What you have to do: Using the listing below, output only the lines from the one that contains "What Bokeh code" through the one that contains "from bokeh.resources import INLINE", inclusive, exactly as given and without images.

· · · ·

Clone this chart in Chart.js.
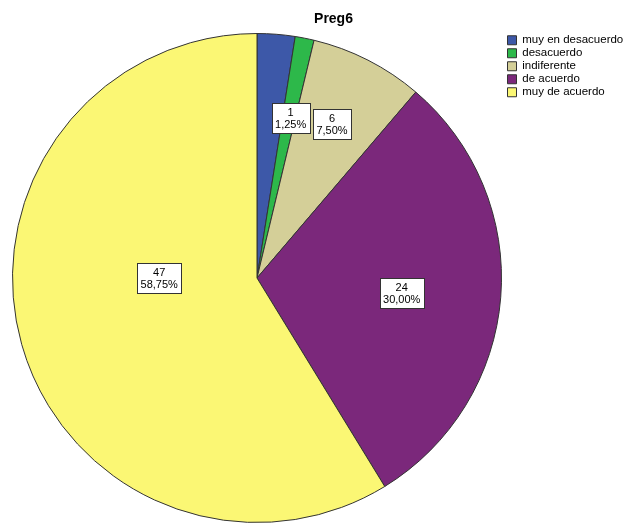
<!DOCTYPE html>
<html>
<head>
<meta charset="utf-8">
<script src="https://cdn.jsdelivr.net/npm/chart.js@4"></script>
<style>
  html, body { margin: 0; padding: 0; background: #fff; }
  #wrap { width: 625px; height: 525px; }
</style>
</head>
<body>
<div id="wrap"><canvas id="preg6"></canvas></div>
<script>
const categories = ['muy en desacuerdo', 'desacuerdo', 'indiferente', 'de acuerdo', 'muy de acuerdo'];
const counts = [2, 1, 6, 24, 47];
// the blue slice label is hidden under the green one in the original
const showLabel = [false, true, true, true, true];

const sliceColors = ['#3d58a8', '#2db84a', '#d4cf98', '#7b287b', '#fbf774'];

// where each label box sits, as a share of the radius + a small angle nudge (deg)
const labelRadius = [0.66, 0.67, 0.70, 0.595, 0.40];
const labelNudge = [0, 0.6, -1, 1.4, 15.75];

const FONT = '"Liberation Sans", Arial, sans-serif';
const total = counts.reduce((a, b) => a + b, 0);
const pct = (i) => (counts[i] / total * 100).toFixed(2).replace('.', ',') + '%';

const boxLabels = {
  id: 'boxLabels',
  afterDatasetsDraw(chart) {
    const ctx = chart.ctx;
    const meta = chart.getDatasetMeta(0);
    ctx.save();
    ctx.font = '11px ' + FONT;
    ctx.textAlign = 'center';
    ctx.textBaseline = 'middle';
    meta.data.forEach((arc, i) => {
      if (!showLabel[i]) return;
      const p = arc.getProps(['x', 'y', 'startAngle', 'endAngle', 'outerRadius'], true);
      const a = (p.startAngle + p.endAngle) / 2 + labelNudge[i] * Math.PI / 180;
      const r = p.outerRadius * labelRadius[i];
      const cx = p.x + Math.cos(a) * r;
      const cy = p.y + Math.sin(a) * r;
      const lines = [String(counts[i]), pct(i)];
      const w = Math.round(Math.max(...lines.map(t => ctx.measureText(t).width)) + 7);
      const h = 30;
      const x0 = Math.round(cx - w / 2) + 0.5;
      const y0 = Math.round(cy - h / 2) + 0.5;
      ctx.fillStyle = '#ffffff';
      ctx.fillRect(x0, y0, w, h);
      ctx.strokeStyle = '#333333';
      ctx.lineWidth = 1;
      ctx.strokeRect(x0, y0, w, h);
      ctx.fillStyle = '#000000';
      ctx.fillText(lines[0], cx, y0 + 9);
      ctx.fillText(lines[1], cx, y0 + 21);
    });
    ctx.restore();
  }
};

const topTitle = {
  id: 'topTitle',
  afterDraw(chart) {
    const ctx = chart.ctx;
    ctx.save();
    ctx.font = 'bold 14px ' + FONT;
    ctx.fillStyle = '#000000';
    ctx.textAlign = 'center';
    ctx.textBaseline = 'alphabetic';
    ctx.fillText('Preg6', 333.5, 22.5);
    ctx.restore();
  }
};

const ctx = document.getElementById('preg6');
const chart = new Chart(ctx, {
  type: 'pie',
  data: {
    labels: categories,
    datasets: [{
      data: counts,
      backgroundColor: sliceColors,
      borderColor: '#333333',
      borderWidth: 1,
      hoverOffset: 0
    }]
  },
  options: {
    responsive: true,
    maintainAspectRatio: false,
    animation: false,
    events: [],
    layout: {
      padding: { top: 33, bottom: 2, left: 8, right: 0 }
    },
    plugins: {
      title: { display: false },
      tooltip: { enabled: false },
      legend: {
        position: 'right',
        align: 'start',
        maxWidth: 119,
        labels: {
          boxWidth: 9,
          boxHeight: 9,
          padding: 1.5,
          color: '#000000',
          font: { size: 11.5, family: FONT }
        }
      }
    }
  },
  plugins: [boxLabels, topTitle]
});
</script>
</body>
</html>
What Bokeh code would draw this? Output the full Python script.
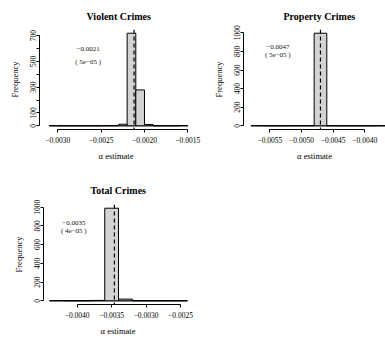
from bokeh.plotting import figure
from bokeh.layouts import column, row
from bokeh.models import Range1d, FixedTicker, Span
from bokeh.core.properties import value
from bokeh.embed import file_html
from bokeh.resources import INLINE

# ---------------- data ----------------
violent_breaks = [-0.0031, -0.0030, -0.0029, -0.0028, -0.0027, -0.0026, -0.0025, -0.0024, -0.0023,
                  -0.0022, -0.0021, -0.0020, -0.0019, -0.0018, -0.0017, -0.0016, -0.0015]
violent_counts = [2, 0, 0, 0, 0, 0, 1, 1, 12, 718, 278, 10, 0, 0, 0, 2]
violent_mean = -0.00212
violent_text = ["\u22120.0021", "( 5e\u221205 )"]
violent_xticks = [-0.0030, -0.0025, -0.0020, -0.0015]
violent_xlabels = ["\u22120.0030", "\u22120.0025", "\u22120.0020", "\u22120.0015"]
violent_yticks = [0, 100, 200, 300, 400, 500, 600, 700]
violent_ylabels = ["0", "100", "", "300", "", "500", "", "700"]

property_breaks = [-0.0058, -0.0056, -0.0054, -0.0052, -0.0050, -0.0048, -0.0046, -0.0044,
                   -0.0042, -0.0040, -0.0038, -0.0036]
property_counts = [2, 0, 0, 1, 1, 996, 1, 0, 0, 0, 2]
property_mean = -0.00470
property_text = ["\u22120.0047", "( 5e\u221205 )"]
property_xticks = [-0.0055, -0.0050, -0.0045, -0.0040]
property_xlabels = ["\u22120.0055", "\u22120.0050", "\u22120.0045", "\u22120.0040"]
property_yticks = [0, 200, 400, 600, 800, 1000]
property_ylabels = ["0", "200", "400", "600", "800", "1000"]

total_breaks = [-0.0044, -0.0042, -0.0040, -0.0038, -0.0036, -0.0034, -0.0032, -0.0030,
                -0.0028, -0.0026, -0.0024]
total_counts = [2, 0, 0, 4, 990, 18, 0, 0, 0, 1]
total_mean = -0.00346
total_text = ["\u22120.0035", "( 4e\u221205 )"]
total_xticks = [-0.0040, -0.0035, -0.0030, -0.0025]
total_xlabels = ["\u22120.0040", "\u22120.0035", "\u22120.0030", "\u22120.0025"]
total_yticks = [0, 200, 400, 600, 800, 1000]
total_ylabels = ["0", "200", "400", "600", "800", "1000"]

SERIF = "Liberation Serif"


def panel(title, breaks, counts, mean, texts, text_pos, xticks, xlabels, yticks, ylabels,
          xr, width, height, borders, title_offset, title_standoff):
    ymax = max(counts)
    y0, y1 = -0.04 * ymax, 1.04 * ymax
    p = figure(width=width, height=height, x_range=Range1d(*xr), y_range=Range1d(y0, y1),
               output_backend="svg", toolbar_location=None,
               min_border_left=borders[0], min_border_right=borders[1],
               min_border_top=borders[2], min_border_bottom=borders[3])
    p.xgrid.visible = False
    p.ygrid.visible = False
    p.outline_line_color = None
    p.background_fill_color = "white"
    p.border_fill_color = "white"

    p.title.text = title
    p.title.text_font = SERIF
    p.title.text_font_style = "bold"
    p.title.text_font_size = "10px"
    p.title.text_color = "black"
    p.title.align = "left"
    p.title.offset = title_offset
    p.title.standoff = title_standoff

    # histogram
    p.segment(x0=breaks[0], y0=0, x1=breaks[-1], y1=0, line_color="black", line_width=1)
    p.quad(left=breaks[:-1], right=breaks[1:], top=counts, bottom=[0] * len(counts),
           fill_color="#d3d3d3", line_color="black", line_width=1)
    p.add_layout(Span(location=mean, dimension="height", line_color="black",
                      line_dash="4 3", line_width=1.2))
    p.text(x=[text_pos[0], text_pos[0]], y=[text_pos[1], text_pos[2]], text=texts,
           text_font=value(SERIF), text_font_size=value("7px"), text_color="#111111",
           text_align="center", text_baseline="middle")

    for ax in (p.xaxis[0], p.yaxis[0]):
        ax.major_tick_in = 0
        ax.major_tick_out = 3
        ax.minor_tick_in = 0
        ax.minor_tick_out = 0
        ax.axis_line_color = "black"
        ax.major_tick_line_color = "black"
        ax.major_label_text_font = SERIF
        ax.major_label_text_font_size = "7.5px"
        ax.major_label_text_color = "black"
        ax.axis_label_text_font = SERIF
        ax.axis_label_text_font_size = "8.5px"
        ax.axis_label_text_font_style = "normal"
        ax.axis_label_text_color = "black"

    xa = p.xaxis[0]
    xa.ticker = FixedTicker(ticks=xticks)
    xa.major_label_overrides = {t: l for t, l in zip(xticks, xlabels)}
    xa.bounds = (xticks[0], xticks[-1])
    xa.axis_label = "\u03b1 estimate"
    xa.major_label_standoff = 4
    xa.axis_label_standoff = 5

    ya = p.yaxis[0]
    ya.ticker = FixedTicker(ticks=yticks)
    ya.major_label_overrides = {t: l for t, l in zip(yticks, ylabels)}
    ya.bounds = (yticks[0], yticks[-1])
    ya.axis_label = "Frequency"
    ya.major_label_orientation = "vertical"
    ya.major_label_standoff = 0
    ya.axis_label_standoff = 8
    return p


p1 = panel("Violent Crimes", violent_breaks, violent_counts, violent_mean, violent_text,
           (-0.00265, 597, 495), violent_xticks, violent_xlabels, violent_yticks, violent_ylabels,
           (-0.003211, -0.001446), 205, 170, (39, 13, 29, 41), 47, 15)
p2 = panel("Property Crimes", property_breaks, property_counts, property_mean, property_text,
           (-0.005375, 846, 762), property_xticks, property_xlabels, property_yticks, property_ylabels,
           (-0.005918, -0.003671), 180, 170, (38, 0, 29, 41), 40, 15)
p3 = panel("Total Crimes", total_breaks, total_counts, total_mean, total_text,
           (-0.004049, 828, 750), total_xticks, total_xlabels, total_yticks, total_ylabels,
           (-0.004489, -0.002326), 205, 171, (43, 13, 34, 37), 47, 17)

layout = column(row(p1, p2), p3)
open("out.html", "w").write(file_html(layout, INLINE))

· · · ·

Response for this exercise:
What Bokeh code would draw this? Output the full Python script.
from bokeh.plotting import figure
from bokeh.layouts import column, row
from bokeh.models import Range1d, FixedTicker, Span
from bokeh.core.properties import value
from bokeh.embed import file_html
from bokeh.resources import INLINE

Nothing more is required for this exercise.